My cigarette was done, and I had just driven out of the last s curve. I was driving around 55 MPH, headed East back to the Auto Parts Store. Buzzed, not thinking about anything but maybe my detailed ritual of hiding the cigarettes and which door I would go to to head to the bathroom to wash my hands.


An older red Ford pick-up was going West at about 55 miles, and the moment we passed each other going opposite directions down the highway, I saw an older man with tanned, leathered skin with gray hair. He had some cow dog on the bed of his pickup, hanging over the edge, watching what was coming next. The man, pickup, and dog all looked like they had worked hard all their lives. The man looked like his life’s hourglass had more sand at the bottom than at the top.

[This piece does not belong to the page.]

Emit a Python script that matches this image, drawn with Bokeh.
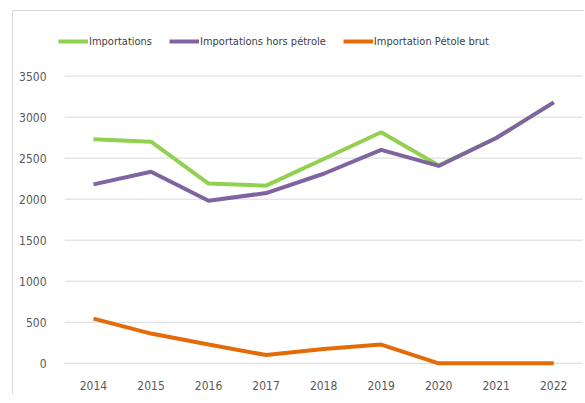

With the red pickup in my rearview mirror, a sudden peace came over me as I thought, “I know what happens after death! There is more to this life than working hard and money!” And then I said aloud something like, “Yes, Jesus! I believe!” And right there on a country highway in Eastern Oregon, going 55 MPH, I accepted Jesus in my heart. I fought back tears as I drove the last few miles back to work. Jesus has been in my heart ever since.

I wish I could say life has been happily ever after, but that’s not the reality in this world. For example, there are still days when an American Spirit and the ritual I detailed above seems like a good idea. By the grace of God, I have broken generational habits such as smoking. Thank God, vaping wasn’t a thing when I was a teenager.


Do you ever hear a song that is so relatable that it seems as though it’s from a page of your own life’s story? The song “Windows Down” by Cain eloquently parallels my own conversion experience. I’ve included the lyric video here for your listening pleasure:

Jesus will meet you where you are, even if that’s in a beat-up car smoking a cigarette going down a country road. He does the transforming. You do the believing/trusting. I’m praying and rooting for you.

God is love,

Vanessa

PS. Kids, don’t smoke. It’s dumb and not cool.